В этот момент балтийские провинции представляли необыкновенное зрелище даже для той эпохи непрерывного территориального соперничества. Милан и Фландрия были превзойдены. Бледная копия первого герцога Пруссии, новый герцог Курляндский и семигальский, начинал управлять областью, лежавшей к югу от Двины. Польский король утверждал свое господство над северной частью прежних владений ордена и объявил свое верховенство над всей Ливонией. Подчиненная той же власти, но юридически оставаясь свободным имперским городом, Рига сохраняла лишь видимость независимого города. Шведы удерживали за собой Ревель и Харриен. Эзель, Вик и Пильтен признавали Магнуса. Русские же, основавшись в дерптском епископстве, в Вирланде и на латышской границе, были склонны оспаривать обладание всей страной.

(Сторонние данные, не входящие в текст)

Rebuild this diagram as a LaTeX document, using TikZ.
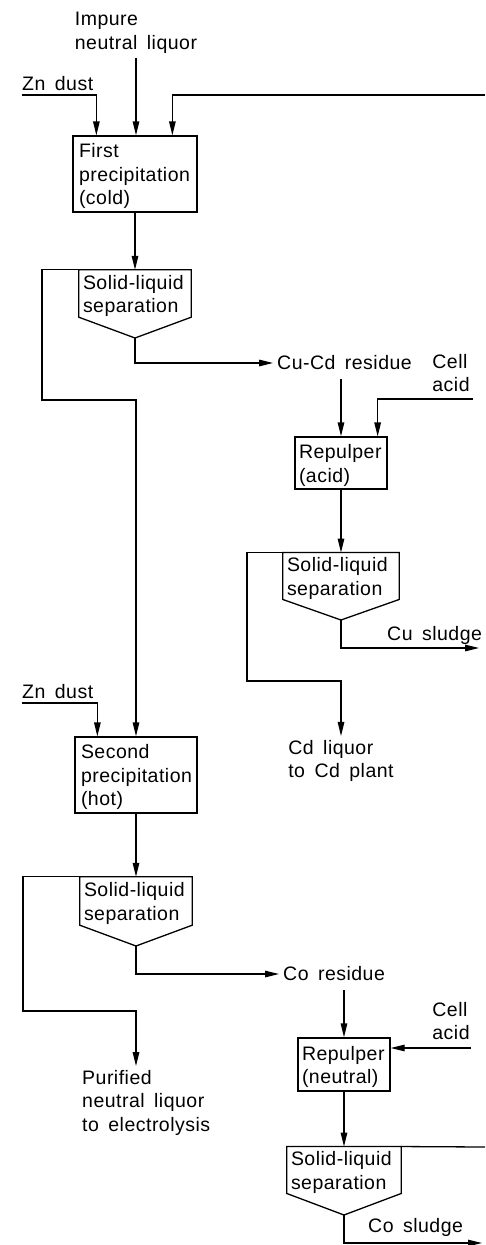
\documentclass[tikz,border=0pt]{standalone}
\usepackage{fontspec}
\setmainfont[LetterSpace=2.5,WordSpace=1.6]{Liberation Sans}
\usetikzlibrary{arrows.meta,calc}
\newcommand{\flowfont}{\fontsize{19.5}{23.5}\selectfont}
\newcommand{\fl}{\rule{0pt}{19pt}}
\newcommand{\solliq}{\mbox{Solid-liquid}}
\begin{document}
\begin{tikzpicture}[x=1pt,y=-1pt,
  ln/.style={line width=1.3pt,line join=miter},
  arr/.style={ln,-{Triangle[length=14pt,width=6.5pt]}},
  procbox/.style={draw,ln,rectangle,align=left,inner ysep=0pt,inner xsep=6pt,font=\flowfont},
  sepbox/.style={rectangle,align=left,inner ysep=0pt,inner xsep=4pt,font=\flowfont},
  lbl/.style={align=left,inner sep=4pt,font=\flowfont},
  plain/.style={inner sep=0pt,font=\flowfont}]
\useasboundingbox (0,0) rectangle (485,1245);

% ---------- first stage ----------
\node[lbl] (imp) at (136,33) {Impure\\neutral liquor};
\node[lbl,anchor=south west,inner xsep=0pt] (zn1) at (22,95) {Zn dust};
\node[procbox,text width=112pt,minimum height=76pt] (p1) at (135,174) {\fl First\\precipitation\\(cold)};
\coordinate (rec1) at (485,95);
\draw[arr] (imp.south) -- (imp.south |- p1.north);
\draw[arr] (zn1.south west) -| ($(p1.north west)+(24,0)$);
\draw[arr] (rec1) -| ($(p1.north west)+(100,0)$);

\node[sepbox,text width=104pt,minimum height=47pt] (s1) at (135,293.5) {\fl\solliq\\separation};
\coordinate (s1p) at (135,338);
\draw[ln] (s1.south west) -- (s1.north west) -- (s1.north east) -- (s1.south east) -- (s1p) -- cycle;
\draw[arr] (p1.south) -- (p1.south |- s1.north);

\node[lbl,anchor=west] (cucd) at (273,363) {Cu-Cd residue};
\draw[arr] (s1p) |- (cucd.west);

% ---------- copper/cadmium branch ----------
\node[lbl] (ca1) at (451,373) {Cell\\acid};
\coordinate (ca1a) at (473,399);
\node[procbox,inner xsep=4pt,text width=84pt,minimum height=52pt] (r1) at (341,463) {\fl Repulper\\(acid)};
\draw[arr,shorten <=5pt] (cucd.south -| r1.north) -- (r1.north);
\draw[arr] (ca1a) -| ($(r1.north east)+(-10,0)$);

\node[sepbox,text width=108pt,minimum height=46pt] (s2) at (341,576) {\fl\solliq\\separation};
\coordinate (s2p) at (341,620);
\draw[ln] (s2.south west) -- (s2.north west) -- (s2.north east) -- (s2.south east) -- (s2p) -- cycle;
\draw[arr] (r1.south) -- (r1.south |- s2.north);

\node[plain,anchor=base west] (cusl) at (387,640) {Cu sludge};
\coordinate (cus) at (479,648);
\draw[arr] (s2p) |- (cus);

\node[lbl] (cdl) at (341,761) {Cd liquor\\to Cd plant};
\coordinate (k2) at (247,681);
\draw[arr] (s2.north west) -| (k2) -| (cdl.north);

% ---------- second stage ----------
\node[lbl,anchor=south west,inner xsep=0pt] (zn2) at (22,703) {Zn dust};
\node[procbox,text width=110pt,minimum height=76pt] (p2) at (136,775) {\fl Second\\precipitation\\(hot)};
\coordinate (k1) at (42,400);
\draw[arr] (s1.north west) -| (k1) -| (p2.north);
\draw[arr] (zn2.south west) -| ($(p2.north west)+(23,0)$);

\node[sepbox,text width=104pt,minimum height=48pt] (s3) at (136,901) {\fl\solliq\\separation};
\coordinate (s3p) at (136,946);
\draw[ln] (s3.south west) -- (s3.north west) -- (s3.north east) -- (s3.south east) -- (s3p) -- cycle;
\draw[arr] (p2.south) -- (p2.south |- s3.north);

\node[lbl,anchor=north west] (pur) at (78,1066) {Purified\\neutral liquor\\to electrolysis};
\coordinate (k3) at (23,1011);
\draw[arr] (s3.north west) -| (k3) -| (pur.north -| s3p);

\node[lbl,anchor=west] (cores) at (279,974) {Co residue};
\draw[arr] (s3p) |- (cores.west);

% ---------- cobalt branch ----------
\node[lbl] (ca2) at (451,1021) {Cell\\acid};
\coordinate (ca2a) at (471,1048);
\node[procbox,inner xsep=4pt,text width=84pt,minimum height=53pt] (r2) at (344,1064.5) {\fl Repulper\\(neutral)};
\draw[arr,shorten <=5pt] (cores.south -| r2.north) -- (r2.north);
\draw[arr] (ca2a) -- (ca2a -| r2.east);

\node[sepbox,text width=106pt,minimum height=46pt] (s4) at (344,1170) {\fl\solliq\\separation};
\coordinate (s4p) at (344,1215);
\draw[ln] (s4.south west) -- (s4.north west) -- (s4.north east) -- (s4.south east) -- (s4p) -- cycle;
\draw[arr] (r2.south) -- (r2.south |- s4.north);
\coordinate (rec2) at (485,1147);
\draw[ln] (s4.north east) -- (rec2);

\node[plain,anchor=base west] (cosl) at (368,1232) {Co sludge};
\coordinate (cos) at (482,1243);
\draw[arr] (s4p) |- (cos);
\end{tikzpicture}
\end{document}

«Теперешняя Ливония, что девица, вокруг которой все танцуют», писал один современник. Одно явление, характерное для целой эпохи, отходило тогда в область преданий: заканчивался период крестовых походов и рыцарских орденов. В этот момент Европа соединилась с Москвой, чтобы, ликвидируя прошлое, положить основание нового политического порядка. Но этот новый порядок должен был еще только выйти из хаотической и титанической борьбы, перипетии которой я вкратце намечу.